Sunday, January 09, 2011

Sunday's Plate


One of our young teachers asked last week if I would help her with some recipes and guide her through some of the processes of cooking. I was delighted to have another convert!

In a too fast world that's begging for instant gratification, cooking often gets traded for instants and "store boughts." Yesterday, as I was filling out a questionnaire for Schnuck's, the question, "How often do you use prepared food" appeared many times in different forms. I answered "Nearly never, never, never again, and lastly, practically never!" Prepared means: processed, expensive, possibly contaminated, and not my ingredients. And therein lies the difference between cooking and place and press tiles. It's food of a sort, but not the best food.

So helping someone to understand that making a spaghetti dinner does not entail picking out a sauce, is the first step. The other thing to remember is that if you have canned tomato sauce, canned tomatoes, spices, and pasta and cheese, you don't need to go to the store to make a dozen different kinds of meals quickly and tastefully.

Quick weekly shopping list to include several "red sauce" meals: ground beef, ground pork, sausage, chicken, 3 cans tomato sauce, 3 cans diced tomatoes, mozzarella cheese, Parmesan cheese, cottage cheese, gnocchi, whole grain pasta of choice, and pasta sheets for lasagna, 2 onions, 2 green peppers, and some mushrooms of choice.

Here are some of the meals you can make with this shopping list:

1. Lasagna
2. Spaghetti with beef sauce
3. Pork meatballs and gnocchi
4. Pizza
5. Chicken caccatore
6. Meatballs and spaghetti
7. Stuffed shells and meat sauce
8. Pork patties, pasta and sauce
9. Soup
10. Chicken and gnocchi

And the ease of prep? It should take no more than 30 minutes to make any of these meals.

Making a red sauce is easy. You cook your veggies and your spices in olive oil, and then add the canned tomato sauce and diced tomatoes and then spice to taste. Da, da! Perhaps 10 minutes if you take your time.

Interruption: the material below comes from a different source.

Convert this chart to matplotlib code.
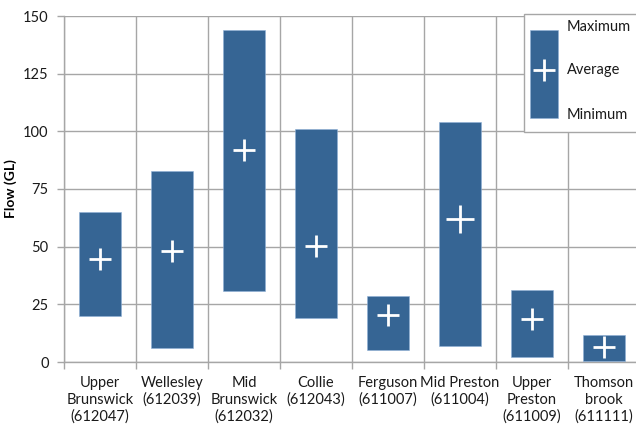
import matplotlib
matplotlib.use('Agg')
import matplotlib.pyplot as plt
import numpy as np

# Data (flow in GL)
sites = ['Upper\nBrunswick\n(612047)', 'Wellesley\n(612039)', 'Mid\nBrunswick\n(612032)',
         'Collie\n(612043)', 'Ferguson\n(611007)', 'Mid Preston\n(611004)',
         'Upper\nPreston\n(611009)', 'Thomson\nbrook\n(611111)']
flow_max = [65.0, 82.8, 143.9, 101.0, 28.6, 104.0, 31.2, 11.7]
flow_min = [19.9, 6.1, 30.8, 19.1, 5.2, 6.9, 2.2, 0.4]
flow_avg = [44.6, 48.1, 91.9, 50.3, 20.4, 62.0, 18.6, 6.5]
y_ticks = [0, 25, 50, 75, 100, 125, 150]

BAR_COLOR = '#366594'
GRID_COLOR = '#a6a6a6'
TEXT_COLOR = '#1a1a1a'
marker_sizes = [16, 16, 16, 16, 16, 16, 16, 16]
marker_sizes[5] = 20

plt.rcParams['font.family'] = ['Lato', 'DejaVu Sans']

fig = plt.figure(figsize=(6.36, 4.24), dpi=100)
ax = fig.add_axes([64 / 636, 1 - 362 / 424, 576 / 636, 346 / 424])

x = np.arange(len(sites))
heights = np.array(flow_max) - np.array(flow_min)
ax.bar(x, heights, bottom=flow_min, width=0.58, color=BAR_COLOR,
       edgecolor='#8fb0d6', linewidth=0.4, zorder=3)
for xi, avg, ms in zip(x, flow_avg, marker_sizes):
    ax.plot(xi, avg, marker='+', color='white', markersize=ms,
            markeredgewidth=2, zorder=4)

ax.set_xlim(-0.5, len(sites) - 0.5)
ax.set_ylim(0, 150)
ax.set_yticks(y_ticks)
ax.set_yticklabels([str(t) for t in y_ticks], fontsize=10.5, color=TEXT_COLOR)

# category labels in middle, separators on boundaries
ax.set_xticks(x)
ax.set_xticklabels(sites, fontsize=10.5, color=TEXT_COLOR, linespacing=1.25)
ax.tick_params(axis='x', length=0, pad=10)
ax.set_xticks(np.arange(-0.5, len(sites)), minor=True)
ax.tick_params(axis='x', which='minor', length=5, color=GRID_COLOR, width=1)
ax.tick_params(axis='y', length=5, color=GRID_COLOR, width=1, pad=6)

ax.grid(True, axis='y', color=GRID_COLOR, linewidth=1, zorder=0)
ax.grid(True, axis='x', which='minor', color=GRID_COLOR, linewidth=1, zorder=0)

for side in ['top', 'right']:
    ax.spines[side].set_visible(False)
for side in ['left', 'bottom']:
    ax.spines[side].set_color(GRID_COLOR)
    ax.spines[side].set_linewidth(1)

ax.set_ylabel('Flow (GL)', fontsize=10, fontweight='bold', color='black')
ax.yaxis.set_label_coords(-0.082, 0.5)

# Custom legend box
tr = ax.transAxes
ax.add_patch(plt.Rectangle((0.799, 0.665), 0.25, 0.34, transform=tr, facecolor='white',
                           edgecolor=GRID_COLOR, linewidth=1, zorder=5, clip_on=False))
ax.add_patch(plt.Rectangle((0.809, 0.705), 0.049, 0.255, transform=tr, facecolor=BAR_COLOR,
                           edgecolor='#8fb0d6', linewidth=0.4, zorder=6, clip_on=False))
ax.plot(0.8335, 0.844, marker='+', color='white', markersize=16, markeredgewidth=2,
        transform=tr, zorder=7, clip_on=False)
for label, ypos in [('Maximum', 0.967), ('Average', 0.844), ('Minimum', 0.713)]:
    ax.text(0.873, ypos, label, transform=tr, fontsize=10.5, color=TEXT_COLOR,
            va='center', ha='left', zorder=7)

fig.savefig('out.png', dpi=100)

Meat? That depends on what you are cooking. Chicken caccatore? Cut chicken to desired pieces and slide into bubbling sauce.

Gnocchi? That's a potato starch. Boil gnocchi for about a minute and it's ready to slide into sauce or have sauce poured over it.

When making lasagna, mix cottage or other drippy cheese with eggs and Parmesan cheese. Place your pasta sheets in the bottom of your baking dish. Add a little sauce, the cottage mix, another layer of pasta sheets, your sauce, and your shredded mozzarella. Bake 25 minutes.

Soup? Dilute sauce with chicken or beef stock made from bouillon. Add baked or quickly stir fried meat.

See how simple? And the name of the game is choice. Today I really feel like lasagna, and tomorrow pizza. It doesn't take a lot of effort to always buy 2-3 cans of tomato sauce and diced tomatoes and to keep cheese on hand. Buy meat that's on sale and looks great!

Once you've practiced your sauce, you can be creative and inventive. Bon appetite!